I noticed as a child that we spent a lot of time waving flags and having picnics on July 4th each year. There were parades sometimes, television specials, lots of talk about how special we as a nation were. The word "free" was used an awful lot.
I also noticed that particularly at this time of year no one ever wanted to talk about what the word "free" meant. Asking about it made my elders uneasy and prompted rejoinders not to spoil the celebration.
Now I'm one of the elders in my family, and I do spend a good deal of time discussing what the word free means.
There are some basics: if you are a slave you are not free. Our country started with slavery in place, with slaves counted as 3/5 of a person (in the Constitution before it was amended) for apportionment of Representatives, etc., but not for anything resembling citizenship. So, the word "free" means something very different to folk descended from slaves and/or still bearing the burden of institutional racism in our culture.
That's before we start enumerating different freedoms. It immediately undercuts any talk of constitutional originalism; originally the constitution was complicit in slavery. Claiming we can find original interpretations except for that little detail is sophistry and its practitioners should be ridiculed as dangerously naive about their role in perpetuating racism.
Freedom of speech: we constantly struggle with our leaders wanting to pass laws that stop folk from saying things they disagree with. It's bizarre when folk that throw the word "free" around casually in almost the same breath support Florida's "Don't Say Gay" law, or laws banning doctors from sharing information about contraception, etc.

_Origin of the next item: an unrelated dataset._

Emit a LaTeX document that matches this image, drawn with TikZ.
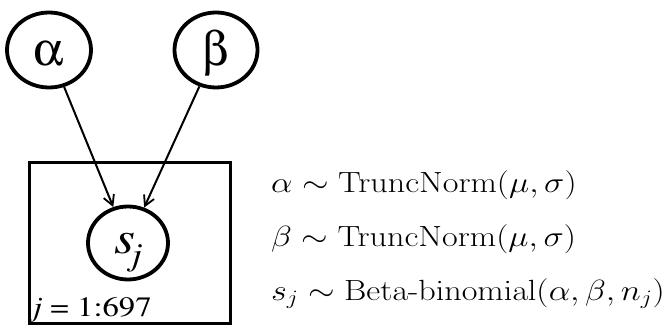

Freedom of religion: so many folk pervert this phrase to mean allowing Christianity to dominate our culture, at least as the dominant way of being religious. This contradicts everything that Adams, Jefferson, Madison, etc. wrote about the freedom they sought from the theocracies of Europe. The upsurge of violence against synagogues and mosques continues and well-dressed pundits on cable news tell us there is no connection when we all know they are lying.
Freedom of assembly: police violence against protesters, particularly related to Black Lives Matters, continues unabated.
Freedom of the press: good journalism is in such a minority that I don't even think that our government needs to do anything; the marketplace, where a Rupert Murdoch can dominate the news media and dictate the reality that viewers will live in, seems much more capable of suppressing this freedom.
I don't think there was ever a Golden Age in my lifetime where things were hunky-dory; I just know that things right now are not good.